[Code that draws figures]
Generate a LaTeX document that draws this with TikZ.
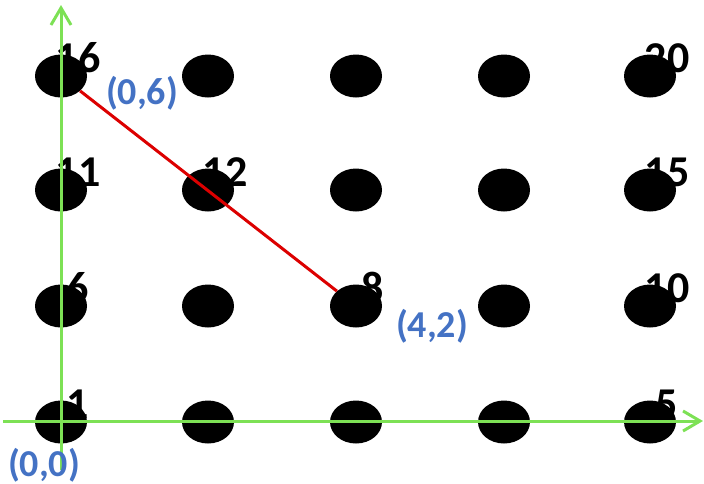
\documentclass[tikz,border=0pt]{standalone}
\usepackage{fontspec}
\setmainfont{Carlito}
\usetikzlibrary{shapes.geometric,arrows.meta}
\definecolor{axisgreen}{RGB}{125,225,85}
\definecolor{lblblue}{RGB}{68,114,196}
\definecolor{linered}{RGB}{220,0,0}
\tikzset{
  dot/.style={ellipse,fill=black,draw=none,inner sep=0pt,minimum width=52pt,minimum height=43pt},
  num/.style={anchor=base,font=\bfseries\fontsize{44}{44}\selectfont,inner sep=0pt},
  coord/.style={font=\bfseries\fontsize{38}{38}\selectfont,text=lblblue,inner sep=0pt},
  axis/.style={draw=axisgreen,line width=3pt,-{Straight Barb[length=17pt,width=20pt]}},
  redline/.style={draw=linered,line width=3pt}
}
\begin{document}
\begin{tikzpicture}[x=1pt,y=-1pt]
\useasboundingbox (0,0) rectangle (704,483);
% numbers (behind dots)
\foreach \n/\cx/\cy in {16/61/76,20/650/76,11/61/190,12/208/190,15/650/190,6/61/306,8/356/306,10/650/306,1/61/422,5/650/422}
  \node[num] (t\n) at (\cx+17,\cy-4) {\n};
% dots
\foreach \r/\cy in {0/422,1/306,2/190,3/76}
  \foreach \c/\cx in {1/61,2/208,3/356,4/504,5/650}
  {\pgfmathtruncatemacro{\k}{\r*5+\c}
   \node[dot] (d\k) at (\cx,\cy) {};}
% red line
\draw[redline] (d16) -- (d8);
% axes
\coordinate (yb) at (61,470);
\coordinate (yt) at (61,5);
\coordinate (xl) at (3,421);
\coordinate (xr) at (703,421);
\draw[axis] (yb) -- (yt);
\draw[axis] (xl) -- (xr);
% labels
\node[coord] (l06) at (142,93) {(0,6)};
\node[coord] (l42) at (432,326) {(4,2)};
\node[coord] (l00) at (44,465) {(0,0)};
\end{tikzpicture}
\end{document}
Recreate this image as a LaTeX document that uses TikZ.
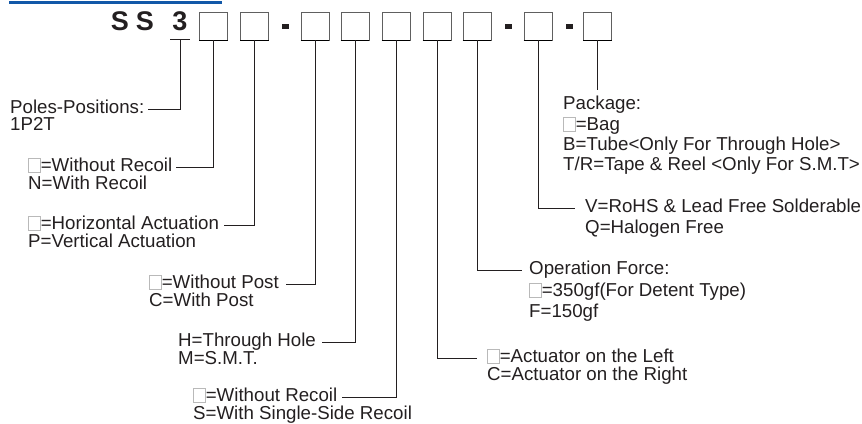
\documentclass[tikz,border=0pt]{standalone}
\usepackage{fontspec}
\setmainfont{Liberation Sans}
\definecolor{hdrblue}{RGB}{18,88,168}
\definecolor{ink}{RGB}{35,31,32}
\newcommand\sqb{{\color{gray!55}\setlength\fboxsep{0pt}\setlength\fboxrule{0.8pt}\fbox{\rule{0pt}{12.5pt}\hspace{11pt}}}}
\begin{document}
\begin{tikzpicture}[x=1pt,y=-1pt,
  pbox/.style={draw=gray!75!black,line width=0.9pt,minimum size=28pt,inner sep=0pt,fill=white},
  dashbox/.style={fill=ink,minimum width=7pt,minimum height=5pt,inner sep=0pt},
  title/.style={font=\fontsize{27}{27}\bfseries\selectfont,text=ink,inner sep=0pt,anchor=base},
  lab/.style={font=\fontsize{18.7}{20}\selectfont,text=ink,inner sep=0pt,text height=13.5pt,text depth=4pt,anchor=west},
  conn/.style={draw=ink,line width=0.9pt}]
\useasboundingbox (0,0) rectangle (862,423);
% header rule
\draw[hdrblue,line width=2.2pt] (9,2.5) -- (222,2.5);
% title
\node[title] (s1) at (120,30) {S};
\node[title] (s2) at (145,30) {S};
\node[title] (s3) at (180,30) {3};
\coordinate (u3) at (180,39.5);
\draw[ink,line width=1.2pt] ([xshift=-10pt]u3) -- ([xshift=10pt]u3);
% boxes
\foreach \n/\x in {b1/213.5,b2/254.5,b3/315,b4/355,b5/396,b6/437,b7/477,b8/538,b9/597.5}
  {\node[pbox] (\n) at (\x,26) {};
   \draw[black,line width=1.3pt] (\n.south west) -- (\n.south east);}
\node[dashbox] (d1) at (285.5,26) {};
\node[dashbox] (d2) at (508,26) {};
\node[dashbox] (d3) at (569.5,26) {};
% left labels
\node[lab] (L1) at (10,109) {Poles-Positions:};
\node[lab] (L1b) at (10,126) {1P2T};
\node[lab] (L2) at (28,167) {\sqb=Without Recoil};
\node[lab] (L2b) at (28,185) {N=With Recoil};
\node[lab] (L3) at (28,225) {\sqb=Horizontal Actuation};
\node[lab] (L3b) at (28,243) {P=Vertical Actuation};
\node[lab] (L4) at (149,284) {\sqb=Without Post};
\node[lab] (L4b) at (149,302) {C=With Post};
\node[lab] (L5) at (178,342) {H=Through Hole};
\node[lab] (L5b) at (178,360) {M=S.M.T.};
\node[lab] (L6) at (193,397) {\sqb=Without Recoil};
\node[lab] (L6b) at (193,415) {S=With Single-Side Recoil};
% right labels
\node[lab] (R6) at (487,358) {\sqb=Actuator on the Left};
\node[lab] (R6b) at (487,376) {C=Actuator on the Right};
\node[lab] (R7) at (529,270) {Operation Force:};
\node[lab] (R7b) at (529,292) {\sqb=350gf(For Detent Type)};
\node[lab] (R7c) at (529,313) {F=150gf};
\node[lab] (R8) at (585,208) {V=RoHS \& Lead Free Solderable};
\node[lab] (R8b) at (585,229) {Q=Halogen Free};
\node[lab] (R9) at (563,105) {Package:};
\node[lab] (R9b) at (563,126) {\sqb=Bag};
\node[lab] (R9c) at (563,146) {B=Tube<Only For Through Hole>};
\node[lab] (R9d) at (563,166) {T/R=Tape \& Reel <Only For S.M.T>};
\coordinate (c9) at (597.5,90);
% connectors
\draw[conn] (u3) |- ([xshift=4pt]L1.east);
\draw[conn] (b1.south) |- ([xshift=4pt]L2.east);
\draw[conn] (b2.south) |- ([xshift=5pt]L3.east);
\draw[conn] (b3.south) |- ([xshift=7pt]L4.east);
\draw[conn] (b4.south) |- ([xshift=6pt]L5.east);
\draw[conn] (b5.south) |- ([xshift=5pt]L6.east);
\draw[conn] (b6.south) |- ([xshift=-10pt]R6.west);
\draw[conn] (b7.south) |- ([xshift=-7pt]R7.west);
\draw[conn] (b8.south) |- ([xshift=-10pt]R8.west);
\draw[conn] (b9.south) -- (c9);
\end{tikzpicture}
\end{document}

§ Short exercise
Transcribe the whole listing exactly. Pictures stay out of your copy.

§ Output
Generate a LaTeX document that draws this with TikZ.
\documentclass[tikz,border=0pt]{standalone}
\usepackage{fontspec}
\setmainfont{Carlito}
\usetikzlibrary{shapes.geometric,arrows.meta}
\definecolor{axisgreen}{RGB}{125,225,85}
\definecolor{lblblue}{RGB}{68,114,196}
\definecolor{linered}{RGB}{220,0,0}
\tikzset{
  dot/.style={ellipse,fill=black,draw=none,inner sep=0pt,minimum width=52pt,minimum height=43pt},
  num/.style={anchor=base,font=\bfseries\fontsize{44}{44}\selectfont,inner sep=0pt},
  coord/.style={font=\bfseries\fontsize{38}{38}\selectfont,text=lblblue,inner sep=0pt},
  axis/.style={draw=axisgreen,line width=3pt,-{Straight Barb[length=17pt,width=20pt]}},
  redline/.style={draw=linered,line width=3pt}
}
\begin{document}
\begin{tikzpicture}[x=1pt,y=-1pt]
\useasboundingbox (0,0) rectangle (704,483);
% numbers (behind dots)
\foreach \n/\cx/\cy in {16/61/76,20/650/76,11/61/190,12/208/190,15/650/190,6/61/306,8/356/306,10/650/306,1/61/422,5/650/422}
  \node[num] (t\n) at (\cx+17,\cy-4) {\n};
% dots
\foreach \r/\cy in {0/422,1/306,2/190,3/76}
  \foreach \c/\cx in {1/61,2/208,3/356,4/504,5/650}
  {\pgfmathtruncatemacro{\k}{\r*5+\c}
   \node[dot] (d\k) at (\cx,\cy) {};}
% red line
\draw[redline] (d16) -- (d8);
% axes
\coordinate (yb) at (61,470);
\coordinate (yt) at (61,5);
\coordinate (xl) at (3,421);
\coordinate (xr) at (703,421);
\draw[axis] (yb) -- (yt);
\draw[axis] (xl) -- (xr);
% labels
\node[coord] (l06) at (142,93) {(0,6)};
\node[coord] (l42) at (432,326) {(4,2)};
\node[coord] (l00) at (44,465) {(0,0)};
\end{tikzpicture}
\end{document}
Recreate this image as a LaTeX document that uses TikZ.
\documentclass[tikz,border=0pt]{standalone}
\usepackage{fontspec}
\setmainfont{Liberation Sans}
\definecolor{hdrblue}{RGB}{18,88,168}
\definecolor{ink}{RGB}{35,31,32}
\newcommand\sqb{{\color{gray!55}\setlength\fboxsep{0pt}\setlength\fboxrule{0.8pt}\fbox{\rule{0pt}{12.5pt}\hspace{11pt}}}}
\begin{document}
\begin{tikzpicture}[x=1pt,y=-1pt,
  pbox/.style={draw=gray!75!black,line width=0.9pt,minimum size=28pt,inner sep=0pt,fill=white},
  dashbox/.style={fill=ink,minimum width=7pt,minimum height=5pt,inner sep=0pt},
  title/.style={font=\fontsize{27}{27}\bfseries\selectfont,text=ink,inner sep=0pt,anchor=base},
  lab/.style={font=\fontsize{18.7}{20}\selectfont,text=ink,inner sep=0pt,text height=13.5pt,text depth=4pt,anchor=west},
  conn/.style={draw=ink,line width=0.9pt}]
\useasboundingbox (0,0) rectangle (862,423);
% header rule
\draw[hdrblue,line width=2.2pt] (9,2.5) -- (222,2.5);
% title
\node[title] (s1) at (120,30) {S};
\node[title] (s2) at (145,30) {S};
\node[title] (s3) at (180,30) {3};
\coordinate (u3) at (180,39.5);
\draw[ink,line width=1.2pt] ([xshift=-10pt]u3) -- ([xshift=10pt]u3);
% boxes
\foreach \n/\x in {b1/213.5,b2/254.5,b3/315,b4/355,b5/396,b6/437,b7/477,b8/538,b9/597.5}
  {\node[pbox] (\n) at (\x,26) {};
   \draw[black,line width=1.3pt] (\n.south west) -- (\n.south east);}
\node[dashbox] (d1) at (285.5,26) {};
\node[dashbox] (d2) at (508,26) {};
\node[dashbox] (d3) at (569.5,26) {};
% left labels
\node[lab] (L1) at (10,109) {Poles-Positions:};
\node[lab] (L1b) at (10,126) {1P2T};
\node[lab] (L2) at (28,167) {\sqb=Without Recoil};
\node[lab] (L2b) at (28,185) {N=With Recoil};
\node[lab] (L3) at (28,225) {\sqb=Horizontal Actuation};
\node[lab] (L3b) at (28,243) {P=Vertical Actuation};
\node[lab] (L4) at (149,284) {\sqb=Without Post};
\node[lab] (L4b) at (149,302) {C=With Post};
\node[lab] (L5) at (178,342) {H=Through Hole};
\node[lab] (L5b) at (178,360) {M=S.M.T.};
\node[lab] (L6) at (193,397) {\sqb=Without Recoil};
\node[lab] (L6b) at (193,415) {S=With Single-Side Recoil};
% right labels
\node[lab] (R6) at (487,358) {\sqb=Actuator on the Left};
\node[lab] (R6b) at (487,376) {C=Actuator on the Right};
\node[lab] (R7) at (529,270) {Operation Force:};
\node[lab] (R7b) at (529,292) {\sqb=350gf(For Detent Type)};
\node[lab] (R7c) at (529,313) {F=150gf};
\node[lab] (R8) at (585,208) {V=RoHS \& Lead Free Solderable};
\node[lab] (R8b) at (585,229) {Q=Halogen Free};
\node[lab] (R9) at (563,105) {Package:};
\node[lab] (R9b) at (563,126) {\sqb=Bag};
\node[lab] (R9c) at (563,146) {B=Tube<Only For Through Hole>};
\node[lab] (R9d) at (563,166) {T/R=Tape \& Reel <Only For S.M.T>};
\coordinate (c9) at (597.5,90);
% connectors
\draw[conn] (u3) |- ([xshift=4pt]L1.east);
\draw[conn] (b1.south) |- ([xshift=4pt]L2.east);
\draw[conn] (b2.south) |- ([xshift=5pt]L3.east);
\draw[conn] (b3.south) |- ([xshift=7pt]L4.east);
\draw[conn] (b4.south) |- ([xshift=6pt]L5.east);
\draw[conn] (b5.south) |- ([xshift=5pt]L6.east);
\draw[conn] (b6.south) |- ([xshift=-10pt]R6.west);
\draw[conn] (b7.south) |- ([xshift=-7pt]R7.west);
\draw[conn] (b8.south) |- ([xshift=-10pt]R8.west);
\draw[conn] (b9.south) -- (c9);
\end{tikzpicture}
\end{document}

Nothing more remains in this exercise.